3. Layered Architecture with Clear Boundaries

┌─────────────────────────────────────────┐
│          Application Layer              │
│   (Business Logic, Workflows, Rules)    │
├─────────────────────────────────────────┤
│           Agent Layer                   │
│   (Jido Agents, Actions, Sensors)      │
├─────────────────────────────────────────┤
│         Coordination Layer              │
│   (MABEAM, Consensus, Discovery)       │
├─────────────────────────────────────────┤
│        Infrastructure Layer             │
│   (Foundation Services, Resources)      │
├─────────────────────────────────────────┤
│           Platform Layer                │
│   (OTP, BEAM, Distribution)            │
└─────────────────────────────────────────┘

4. Event-Driven Architecture with Event Sourcing

defmodule JidoSystem.EventStore do
  def append(stream, events)
  def read(stream, from: position)
  def subscribe(stream, handler)
  
  # Projections for different views
  def project(events, projection)
end

5. Capability-Based Security

defmodule JidoSystem.Capabilities do
  def grant(agent, capability, constraints)
  def revoke(agent, capability)
  def check(agent, capability, params)
  
  # Dynamic capability negotiation
  def negotiate(requester, provider, needs)
end

Implementation Priorities Post-Infrastructure Fix

Phase 1: Foundation Stabilization (After current fixes)

  1. Implement comprehensive contract tests
  2. Add proper error handling throughout
  3. Create unified configuration system
  4. Fix supervision tree organization

Phase 2: Core Improvements

  1. Add backpressure to all queues
  2. Implement proper resource management
  3. Create unified event bus
  4. Add distributed system primitives

Phase 3: Advanced Features

  1. Capability-based discovery
  2. Dynamic reconfiguration
  3. Multi-tenancy support
  4. Advanced monitoring/observability

Phase 4: Production Hardening

  1. Chaos engineering tests
  2. Performance optimization
  3. Security audit
  4. Documentation completion

Risk Mitigation Strategies

1. Gradual Migration Path

  • Keep existing APIs working
  • Add new features alongside old
  • Deprecate gradually
  • Provide migration tools

2. Comprehensive Testing

  • Property-based tests for protocols
  • Chaos engineering for distributed scenarios
  • Load tests for performance
  • Integration tests for real deployments

3. Observability First

  • Instrument everything
  • Standardize metrics
  • Centralize logging
  • Distributed tracing

4. Documentation as Code

  • Generate docs from code
  • Validate examples in CI
  • Architecture decision records
  • Runbooks for operations

Conclusion

The current JidoSystem implementation has significant architectural issues stemming from:

  1. Building against mocks instead of real implementations
  2. Unclear boundaries between systems
  3. Missing distributed systems considerations
  4. Incomplete resource management
  5. Fragmented event/signal systems

After completing the immediate Foundation infrastructure fixes (Cache, CircuitBreaker, Registry.count), the system needs a comprehensive architectural revision to address these pain points.

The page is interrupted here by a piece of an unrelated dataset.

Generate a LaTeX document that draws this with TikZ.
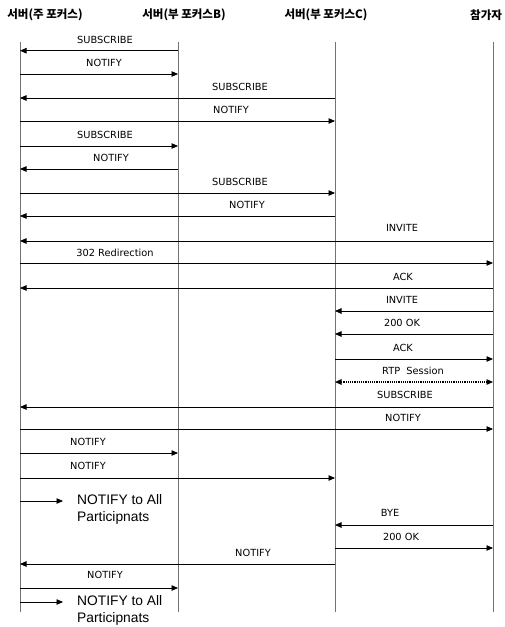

The proposed future state provides a cleaner, more maintainable architecture that properly separates concerns while providing the flexibility and robustness required for production agent systems.

The key is to move from the current “collection of parts” to a cohesive platform that provides clear abstractions, proper boundaries, and production-ready primitives for building autonomous agent systems.